■ Given data

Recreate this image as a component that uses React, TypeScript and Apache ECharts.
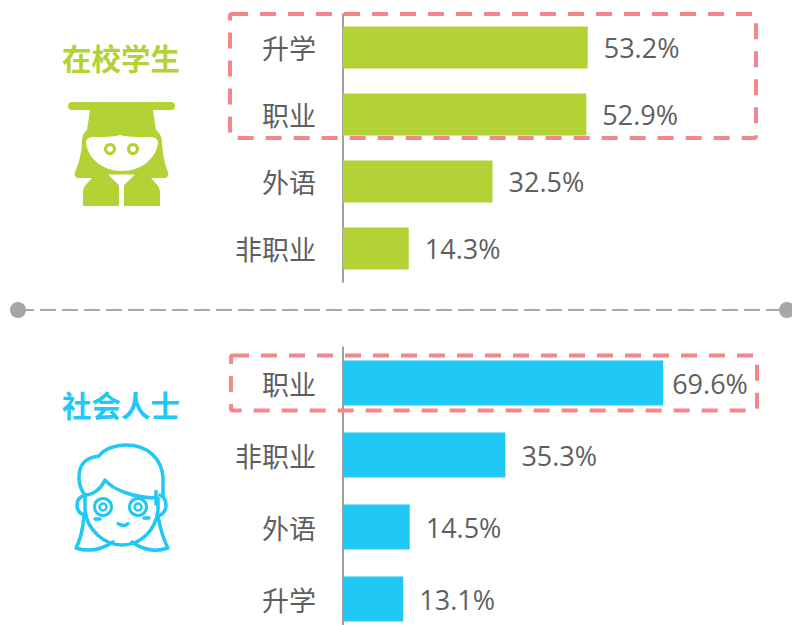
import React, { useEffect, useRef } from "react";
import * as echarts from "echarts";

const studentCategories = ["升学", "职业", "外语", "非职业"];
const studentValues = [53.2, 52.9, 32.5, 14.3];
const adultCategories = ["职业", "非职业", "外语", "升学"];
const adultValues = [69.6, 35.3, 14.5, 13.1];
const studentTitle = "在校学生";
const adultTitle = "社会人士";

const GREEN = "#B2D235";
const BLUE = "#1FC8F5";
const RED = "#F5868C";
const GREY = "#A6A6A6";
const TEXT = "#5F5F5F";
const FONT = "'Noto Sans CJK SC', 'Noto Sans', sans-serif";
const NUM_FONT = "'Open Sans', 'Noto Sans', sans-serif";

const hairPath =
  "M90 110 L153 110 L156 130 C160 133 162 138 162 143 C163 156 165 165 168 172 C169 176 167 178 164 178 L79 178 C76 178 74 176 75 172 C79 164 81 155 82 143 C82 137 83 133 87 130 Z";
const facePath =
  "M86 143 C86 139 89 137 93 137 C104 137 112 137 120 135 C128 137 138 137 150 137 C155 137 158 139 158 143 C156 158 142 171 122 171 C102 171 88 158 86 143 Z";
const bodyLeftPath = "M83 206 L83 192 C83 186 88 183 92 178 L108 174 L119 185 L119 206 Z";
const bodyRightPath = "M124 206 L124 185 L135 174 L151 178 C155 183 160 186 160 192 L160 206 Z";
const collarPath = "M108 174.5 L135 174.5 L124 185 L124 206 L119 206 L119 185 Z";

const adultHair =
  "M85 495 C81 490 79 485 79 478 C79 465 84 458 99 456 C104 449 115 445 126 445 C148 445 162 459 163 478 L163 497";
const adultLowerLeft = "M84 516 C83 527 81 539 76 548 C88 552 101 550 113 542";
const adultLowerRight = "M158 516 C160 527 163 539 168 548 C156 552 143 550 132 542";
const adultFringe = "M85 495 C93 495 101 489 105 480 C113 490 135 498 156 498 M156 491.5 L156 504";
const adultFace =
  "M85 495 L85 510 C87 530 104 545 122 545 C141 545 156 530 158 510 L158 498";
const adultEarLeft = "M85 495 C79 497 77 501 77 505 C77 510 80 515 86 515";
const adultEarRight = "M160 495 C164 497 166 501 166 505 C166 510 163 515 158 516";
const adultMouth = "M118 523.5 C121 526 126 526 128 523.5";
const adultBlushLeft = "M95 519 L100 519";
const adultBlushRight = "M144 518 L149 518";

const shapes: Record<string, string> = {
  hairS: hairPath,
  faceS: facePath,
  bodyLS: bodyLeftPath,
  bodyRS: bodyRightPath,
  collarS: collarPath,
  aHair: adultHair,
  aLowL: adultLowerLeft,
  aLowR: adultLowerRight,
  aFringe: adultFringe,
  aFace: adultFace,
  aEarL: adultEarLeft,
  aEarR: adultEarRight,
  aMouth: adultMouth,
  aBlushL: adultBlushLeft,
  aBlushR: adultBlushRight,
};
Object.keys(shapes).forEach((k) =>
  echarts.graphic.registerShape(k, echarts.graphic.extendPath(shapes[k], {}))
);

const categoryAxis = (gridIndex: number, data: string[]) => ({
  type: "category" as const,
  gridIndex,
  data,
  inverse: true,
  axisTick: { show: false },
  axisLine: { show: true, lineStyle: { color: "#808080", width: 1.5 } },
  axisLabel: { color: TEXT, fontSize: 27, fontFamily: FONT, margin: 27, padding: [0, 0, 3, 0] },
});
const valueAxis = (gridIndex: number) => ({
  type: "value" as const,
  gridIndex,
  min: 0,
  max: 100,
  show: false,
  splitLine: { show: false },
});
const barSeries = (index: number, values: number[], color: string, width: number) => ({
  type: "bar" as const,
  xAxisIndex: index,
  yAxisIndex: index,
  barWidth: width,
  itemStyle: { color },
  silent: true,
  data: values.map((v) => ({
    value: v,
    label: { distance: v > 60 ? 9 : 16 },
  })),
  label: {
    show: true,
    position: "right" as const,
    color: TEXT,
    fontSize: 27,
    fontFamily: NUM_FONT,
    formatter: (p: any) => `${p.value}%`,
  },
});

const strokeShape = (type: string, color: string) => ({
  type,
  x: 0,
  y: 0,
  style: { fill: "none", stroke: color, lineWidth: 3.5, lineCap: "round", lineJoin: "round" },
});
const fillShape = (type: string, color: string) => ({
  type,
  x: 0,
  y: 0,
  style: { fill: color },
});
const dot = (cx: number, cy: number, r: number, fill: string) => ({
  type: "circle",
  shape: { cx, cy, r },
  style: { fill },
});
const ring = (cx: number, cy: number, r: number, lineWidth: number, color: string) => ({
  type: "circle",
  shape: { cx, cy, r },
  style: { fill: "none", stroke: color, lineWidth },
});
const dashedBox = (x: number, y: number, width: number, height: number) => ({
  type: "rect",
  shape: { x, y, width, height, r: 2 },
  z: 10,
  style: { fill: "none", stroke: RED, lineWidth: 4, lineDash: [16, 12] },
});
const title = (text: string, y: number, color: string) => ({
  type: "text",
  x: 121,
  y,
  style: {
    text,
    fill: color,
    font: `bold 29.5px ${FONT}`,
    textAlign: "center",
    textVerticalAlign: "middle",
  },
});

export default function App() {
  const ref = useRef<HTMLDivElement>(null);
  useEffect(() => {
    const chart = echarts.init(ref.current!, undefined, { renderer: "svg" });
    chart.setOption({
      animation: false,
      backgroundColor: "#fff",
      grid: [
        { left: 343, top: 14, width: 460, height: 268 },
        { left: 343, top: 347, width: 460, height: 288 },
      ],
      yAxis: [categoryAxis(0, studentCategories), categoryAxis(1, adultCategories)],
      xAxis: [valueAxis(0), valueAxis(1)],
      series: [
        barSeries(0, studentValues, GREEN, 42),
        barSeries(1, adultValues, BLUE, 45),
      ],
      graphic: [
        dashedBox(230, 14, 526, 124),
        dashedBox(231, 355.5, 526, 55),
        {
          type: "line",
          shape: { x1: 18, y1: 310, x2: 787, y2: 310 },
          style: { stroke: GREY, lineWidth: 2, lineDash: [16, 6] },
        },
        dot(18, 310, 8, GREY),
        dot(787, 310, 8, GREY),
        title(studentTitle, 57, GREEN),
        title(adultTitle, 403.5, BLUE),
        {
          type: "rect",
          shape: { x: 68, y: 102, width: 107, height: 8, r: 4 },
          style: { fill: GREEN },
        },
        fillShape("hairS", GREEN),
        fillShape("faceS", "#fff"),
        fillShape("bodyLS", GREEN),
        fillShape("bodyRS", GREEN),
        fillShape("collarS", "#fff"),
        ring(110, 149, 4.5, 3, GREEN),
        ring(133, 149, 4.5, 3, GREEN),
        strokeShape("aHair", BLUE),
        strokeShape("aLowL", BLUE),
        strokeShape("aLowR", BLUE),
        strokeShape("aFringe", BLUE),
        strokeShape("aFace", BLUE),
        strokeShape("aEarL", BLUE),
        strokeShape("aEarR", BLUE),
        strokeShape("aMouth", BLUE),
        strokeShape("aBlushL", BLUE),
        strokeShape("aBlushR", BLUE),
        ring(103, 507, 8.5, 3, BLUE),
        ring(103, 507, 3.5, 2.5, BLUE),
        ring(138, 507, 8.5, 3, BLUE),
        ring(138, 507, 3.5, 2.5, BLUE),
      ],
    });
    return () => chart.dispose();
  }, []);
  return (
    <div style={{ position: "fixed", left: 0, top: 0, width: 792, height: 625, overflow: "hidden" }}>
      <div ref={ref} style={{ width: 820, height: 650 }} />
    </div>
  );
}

---

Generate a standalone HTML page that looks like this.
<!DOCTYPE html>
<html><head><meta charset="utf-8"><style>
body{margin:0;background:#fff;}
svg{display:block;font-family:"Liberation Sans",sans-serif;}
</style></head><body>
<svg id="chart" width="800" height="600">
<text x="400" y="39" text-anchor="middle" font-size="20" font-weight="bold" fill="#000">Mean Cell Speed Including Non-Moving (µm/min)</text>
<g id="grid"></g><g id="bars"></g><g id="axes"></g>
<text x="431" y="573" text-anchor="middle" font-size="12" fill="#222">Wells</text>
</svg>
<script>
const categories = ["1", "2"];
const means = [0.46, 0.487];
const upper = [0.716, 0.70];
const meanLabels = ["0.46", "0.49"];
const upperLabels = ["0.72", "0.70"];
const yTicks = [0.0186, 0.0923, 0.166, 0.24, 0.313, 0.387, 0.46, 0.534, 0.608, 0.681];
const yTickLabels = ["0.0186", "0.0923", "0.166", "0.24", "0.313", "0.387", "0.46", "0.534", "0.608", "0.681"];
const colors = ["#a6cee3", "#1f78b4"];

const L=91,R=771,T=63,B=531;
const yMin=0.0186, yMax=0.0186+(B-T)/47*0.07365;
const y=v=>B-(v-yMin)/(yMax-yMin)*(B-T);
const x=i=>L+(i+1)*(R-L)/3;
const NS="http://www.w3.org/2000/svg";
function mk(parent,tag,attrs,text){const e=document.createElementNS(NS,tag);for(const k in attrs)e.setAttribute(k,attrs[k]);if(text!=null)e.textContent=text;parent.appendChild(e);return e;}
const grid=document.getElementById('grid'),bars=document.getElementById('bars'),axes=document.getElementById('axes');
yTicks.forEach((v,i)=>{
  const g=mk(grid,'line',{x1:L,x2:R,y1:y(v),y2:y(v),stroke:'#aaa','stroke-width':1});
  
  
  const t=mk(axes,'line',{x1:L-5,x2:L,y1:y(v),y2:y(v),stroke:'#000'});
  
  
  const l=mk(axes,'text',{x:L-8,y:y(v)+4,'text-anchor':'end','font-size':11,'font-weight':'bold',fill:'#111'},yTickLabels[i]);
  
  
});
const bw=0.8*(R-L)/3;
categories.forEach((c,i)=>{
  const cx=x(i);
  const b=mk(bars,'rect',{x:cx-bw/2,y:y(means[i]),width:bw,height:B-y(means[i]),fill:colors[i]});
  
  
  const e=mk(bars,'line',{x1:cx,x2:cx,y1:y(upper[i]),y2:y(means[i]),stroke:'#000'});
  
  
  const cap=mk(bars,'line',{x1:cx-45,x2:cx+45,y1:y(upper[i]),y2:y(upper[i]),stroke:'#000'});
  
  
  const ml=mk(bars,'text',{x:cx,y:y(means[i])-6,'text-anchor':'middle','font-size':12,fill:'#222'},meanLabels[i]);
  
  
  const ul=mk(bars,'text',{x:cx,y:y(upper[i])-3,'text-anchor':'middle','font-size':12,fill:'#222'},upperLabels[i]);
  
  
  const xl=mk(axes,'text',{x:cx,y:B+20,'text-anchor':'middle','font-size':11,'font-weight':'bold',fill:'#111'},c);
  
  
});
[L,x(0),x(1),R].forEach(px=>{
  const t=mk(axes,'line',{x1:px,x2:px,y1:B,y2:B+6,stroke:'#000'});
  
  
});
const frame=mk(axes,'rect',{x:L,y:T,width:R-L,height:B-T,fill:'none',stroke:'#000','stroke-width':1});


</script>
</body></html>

■ Exercise prompt
Keep the images out of the copy. Repeat word for word only the lines from the one containing "Recreate this image" through the one containing "import * as", both ends included.

■ In response
Recreate this image as a component that uses React, TypeScript and Apache ECharts.
import React, { useEffect, useRef } from "react";
import * as echarts from "echarts";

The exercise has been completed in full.